3) İklim değişikliğinde hassas olmadığını söyleyen tek bir ülke yok. Ancak 2010 yılında elimize geçen bazı datalar, son 15 yılda enerji verimliliğinde her yıl
% 1-1.5’luk iyileşme sağlanırken, 2010’da karbondioksit salımının tarihi bir artışla rekor kırdığını ortaya koydu. Nedeni, kolaylıkla tahmin edebileceğiniz gibi tek başına Çin.
4) Eğer 2017 yılına kadar bir devrim ya da mucize olmazsa, küresel ısınmayı 2 derece ile sınırlama hedefini unutun. Çünkü bütün çabalara rağmen dünyada, 6 derecelik ısınma eğrisinden en ufak bir geriye dönüş
ya da sapma maalesef yok.
Bundan böyle enerji talebinin tamamı, gelişmekte olan ülkelerden gelecek. Bunu hepimiz biliyoruz. Dolayısıyla küresel ısınmaya karşı acil önlem alması gerekenler de yine onlar. Ama Çin örneğinde olduğu gibi kaş yapayım derken, gözün çıkarıldığı durumlar da oluyor. Birol’un verdiği bilgiye göre 2009’a kadar Çin, sadece kendi kömürünü kullanıyormuş. 2009’da bazı verimsiz kömür havzalarını kapatıp ithalata başlayınca dünyada kömür fiyatları 60 dolardan 120 dolara fırlayıvermiş. Üstelik ithal ettiği miktar, ihtiyacının sadece % 3’ü olduğu halde... İthalatı % 10’a çıkarmaya kalksa kim bilir neler olur?

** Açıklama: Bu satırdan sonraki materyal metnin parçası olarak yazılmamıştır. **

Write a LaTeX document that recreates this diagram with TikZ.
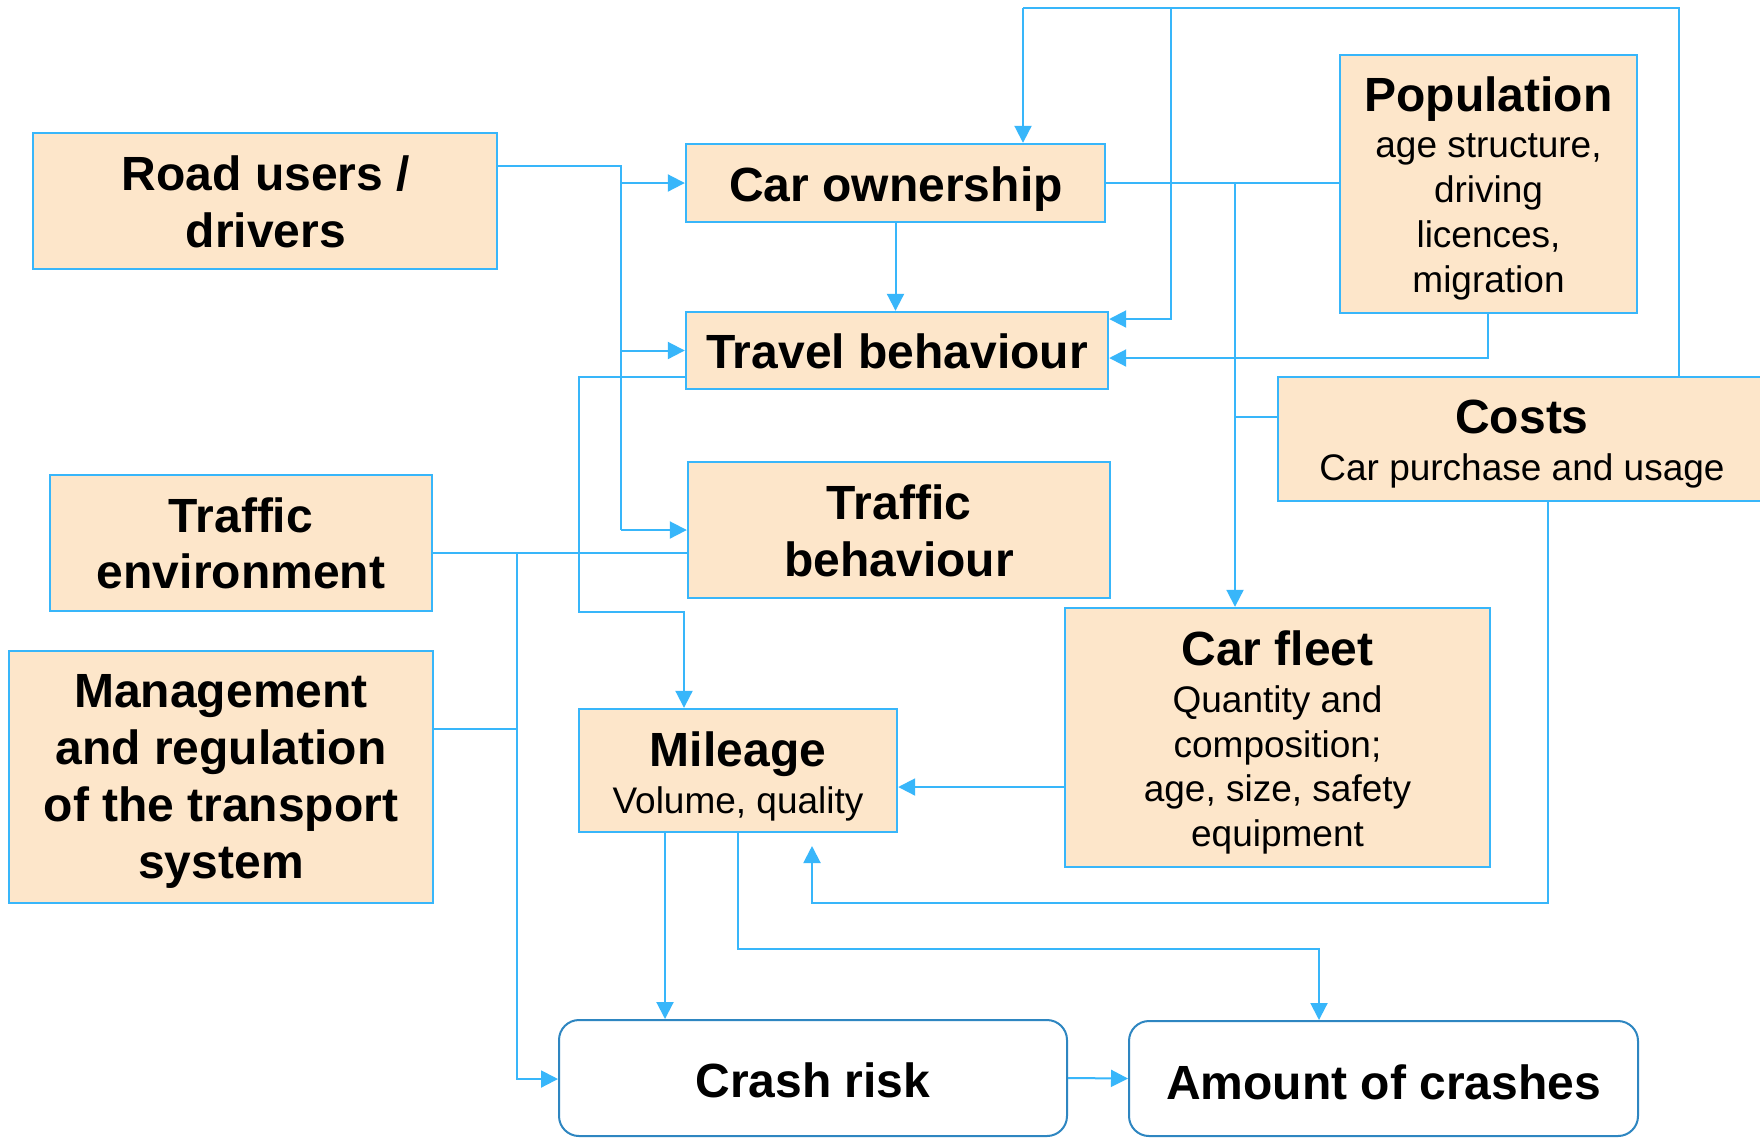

Gelelim petrole... Birol’u dinlerken, petrolde de tek belirleyicinin Çin olacağını anlıyorsunuz. Biliyorsunuz Çin’de insanlar son dönemde deli gibi otomobil satın alıyorlar. Ama Amerika’da 1000 kişiden 700’ü, Avrupa’da 500’ü otomobil sahibiyken, Çin’de bu baş döndürücü talep artışına rağmen hâlâ 1000 kişiden sadece 30’unun arabası var ve bu hızla devam ettiği takdirde 25 yıl sonra bile ancak Avrupalının yarısı kadar Çinli otomobil sahibi olmuş olacak. Ama 1.3 milyarlık nüfusu nedeniyle dünya petrol talebinin yarısı Çin’den gelecek.

Cim karnında nokta gibi!
Dr. Birol’dan son bir not: Hani Avrupa Parlamentosu’nda 2020’ye kadar karbon emisyonlarındaki artışı % 20 mi, % 30 mu düşürsek diye hararetli bir tartışma var ya... İskandinav ülkeleri % 30 diye ısrar ederken, diğerleri % 20’yi gerçekçi buluyor ya... Meğer AB’de büyük tartışma konusu olan bu % 10’luk (9 yılda sağlanacak) fark, Çin’in 2 haftalık karbon salımıymış. Birol’un dediği gibi “Ha % 20 olmuş, ha % 30; ne fark eder ki!”